VietNamNet Bridge – Investors of small-sized hydropower plants are up in arms after learning about the Ministry of Industry and Trade’s proposal to keep wholesale electricity prices unchanged for 20 years.
MOIT is drafting a draft circular on power purchase contract forms and avoidable costs to be applied to small hydropower plants using renewable energy.
The “small hydropower plants” are understood as ones with the capacity of less than 30 MW.
“Avoidable costs” means production costs to churn out 1 kwh of electricity at the power generation unit, which have the highest costs in the national electricity system.
This can be avoided if the buyers buy 1 kwh of electricity from a small power plant using renewable energy instead.
The draft circular says that the contracts between the small power plants (the sellers) and power corporations (the buyers) will be valid for 20 years. This means that the small power plants will have to keep wholesale prices unchanged for at least 20 years.
Bui Van Hung, Chair of Tam Long Hydropower JSC in Dak Lak province, said the regulation, if applied, would push small hydropower investors against the wall.
According to Hung, from 2009 to 2013, the Electricity of Vietnam’s retail turnover to electricity consumers soared by 59 percent, from VND948 per kwh to VND1,508 per kwh.
Meanwhile, avoidable costs for small hydropower plants increased by 24 percent only during the same time, from VND760 to VND983 per kwh.
EVN is the only customer of all power plants in Vietnam, which buys electricity from the plants to retail to consumers.

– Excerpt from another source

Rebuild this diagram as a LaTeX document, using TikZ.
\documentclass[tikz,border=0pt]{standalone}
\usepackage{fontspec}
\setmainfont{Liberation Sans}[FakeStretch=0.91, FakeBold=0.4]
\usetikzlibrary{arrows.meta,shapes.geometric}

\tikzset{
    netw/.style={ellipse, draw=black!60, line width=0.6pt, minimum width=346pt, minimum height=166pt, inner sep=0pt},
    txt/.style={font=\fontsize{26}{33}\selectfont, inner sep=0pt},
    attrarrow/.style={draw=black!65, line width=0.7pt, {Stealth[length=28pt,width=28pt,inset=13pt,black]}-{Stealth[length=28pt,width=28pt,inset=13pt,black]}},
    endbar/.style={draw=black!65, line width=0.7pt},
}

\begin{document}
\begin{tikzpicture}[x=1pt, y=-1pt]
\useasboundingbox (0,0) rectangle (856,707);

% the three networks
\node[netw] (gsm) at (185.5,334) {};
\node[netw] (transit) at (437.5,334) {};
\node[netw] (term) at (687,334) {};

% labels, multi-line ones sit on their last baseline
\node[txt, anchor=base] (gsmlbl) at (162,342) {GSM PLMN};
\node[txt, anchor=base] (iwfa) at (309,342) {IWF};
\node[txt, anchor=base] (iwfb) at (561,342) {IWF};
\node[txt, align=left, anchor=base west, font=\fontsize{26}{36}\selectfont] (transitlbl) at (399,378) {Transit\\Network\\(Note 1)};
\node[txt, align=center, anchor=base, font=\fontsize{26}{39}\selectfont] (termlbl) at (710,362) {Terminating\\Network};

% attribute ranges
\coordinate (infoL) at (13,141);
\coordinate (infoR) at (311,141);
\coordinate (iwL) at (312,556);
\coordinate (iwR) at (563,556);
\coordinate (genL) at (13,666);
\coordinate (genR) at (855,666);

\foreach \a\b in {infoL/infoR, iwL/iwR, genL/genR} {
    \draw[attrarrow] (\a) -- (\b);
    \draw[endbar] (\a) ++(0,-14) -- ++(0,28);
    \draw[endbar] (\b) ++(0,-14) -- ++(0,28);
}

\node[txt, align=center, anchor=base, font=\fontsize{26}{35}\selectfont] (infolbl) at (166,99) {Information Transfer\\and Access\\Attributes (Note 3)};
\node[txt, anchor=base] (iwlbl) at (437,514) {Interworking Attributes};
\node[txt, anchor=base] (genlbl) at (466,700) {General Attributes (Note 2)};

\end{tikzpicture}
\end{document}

Small and medium hydropower plants have been told not to raise wholesale prices in 2014.
Huynh Kim Lap, Chair of Thien Tan Group, which is running the Ha Nang in Quang Ngai province, said he cannot understand why MOIT is trying to maintain electricity prices for 20 years.

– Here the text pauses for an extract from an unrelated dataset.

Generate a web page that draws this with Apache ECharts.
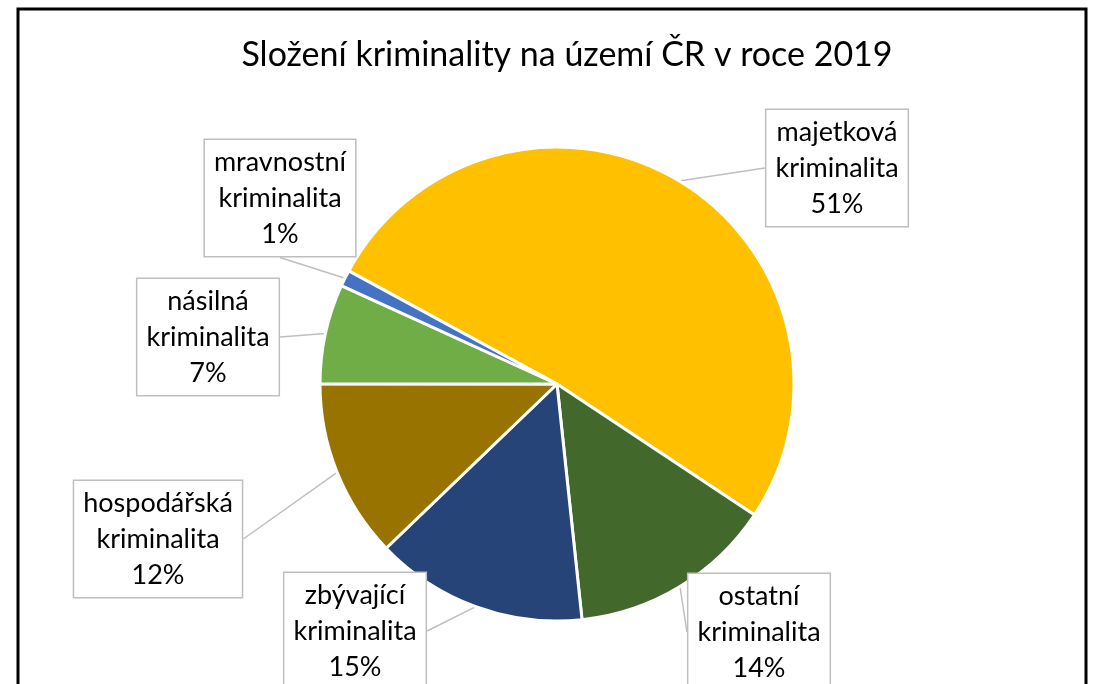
<!DOCTYPE html>
<html>
<head>
    <meta charset="utf-8">
    <title>Složení kriminality</title>
    <script src="https://cdn.jsdelivr.net/npm/echarts@6/dist/echarts.min.js"></script>
    <style>
        body { margin: 0; background: #fff; }
    </style>
</head>
<body>
<div id="chart" style="width: 1094px; height: 684px;"></div>
<script>
    // data (percent shares)
    var categories = ['majetková kriminalita', 'ostatní kriminalita', 'zbývající kriminalita',
        'hospodářská kriminalita', 'násilná kriminalita', 'mravnostní kriminalita'];
    var shares = [51.4, 14.0, 14.5, 12.2, 6.8, 1.1];
    var colors = ['#FFC000', '#43682B', '#264478', '#997300', '#70AD47', '#4472C4'];

    // where each callout box sits (centre of the box)
    var labelPos = [[837, 168], [759, 632], [355, 631], [158, 539], [208, 337], [280, 198]];

    var myChart = echarts.init(document.getElementById('chart'));

    var option = {
        animation: false,
        title: {
            text: 'Složení kriminality na území ČR v roce 2019',
            left: 562,
            top: 33,
            textAlign: 'center',
            textStyle: {
                fontFamily: 'Lato',
                fontSize: 34,
                fontWeight: 'normal',
                color: '#000'
            }
        },
        graphic: [{
            type: 'rect',
            shape: { x: 18, y: 9, width: 1068, height: 720 },
            style: { fill: 'none', stroke: '#000', lineWidth: 3 },
            silent: true
        }],
        series: [{
            type: 'pie',
            center: [557, 384],
            radius: 237,
            startAngle: 151.5,
            clockwise: true,
            color: colors,
            itemStyle: { borderColor: '#fff', borderWidth: 3 },
            emphasis: { disabled: true },
            data: categories.map(function (c, i) {
                return { name: c, value: shares[i] };
            }),
            label: {
                show: true,
                formatter: function (p) {
                    return p.name.replace(' ', '\n') + '\n' + Math.round(p.percent) + '%';
                },
                fontFamily: 'Lato',
                fontSize: 27,
                lineHeight: 36,
                color: '#000',
                align: 'center',
                backgroundColor: '#fff',
                borderColor: '#BFBFBF',
                borderWidth: 1.5,
                padding: [4, 9]
            },
            labelLine: {
                show: true,
                length: 4,
                length2: 0,
                lineStyle: { color: '#BFBFBF', width: 1.5 }
            },
            labelLayout: function (params) {
                var p = labelPos[params.dataIndex];
                return { x: p[0], y: p[1], align: 'center', verticalAlign: 'middle' };
            }
        }]
    };

    myChart.setOption(option);
</script>
</body>
</html>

“This is contrary to the main principles of the power market and to the government’s policy on encouraging renewable energy development,” he said.
In the past, many small hydropower plants became bankrupt as they could not negotiate with EVN about wholesale prices.
Only after MOIT issued Decision No 18 in 2008, allowing hydropower plants to adjust the electricity price annually, have the hydropower plants been able to exist and develop.
An analyst commented that it is unreasonable for MOIT to force small hydropower plants to keep the selling prices unchanged for a long time, while the input costs, including the labor costs and bank loan interest, increase regularly.
“The bank loan interest rates have been fluctuating regularly, sometimes reaching 21 percent per annum. I am sure power plants would incur heavy losses, if they cannot adjust the selling prices for 20 years,” Lap said.
Nguyen Van Khanh, director of the Song Bung 6 hydropower plant in Quang Nam province, said his plant took a loss of VND4 billion last year due to the dry weather and low selling prices. He anticipated that the business performance would be in even worse distress if the plant cannot raise selling prices.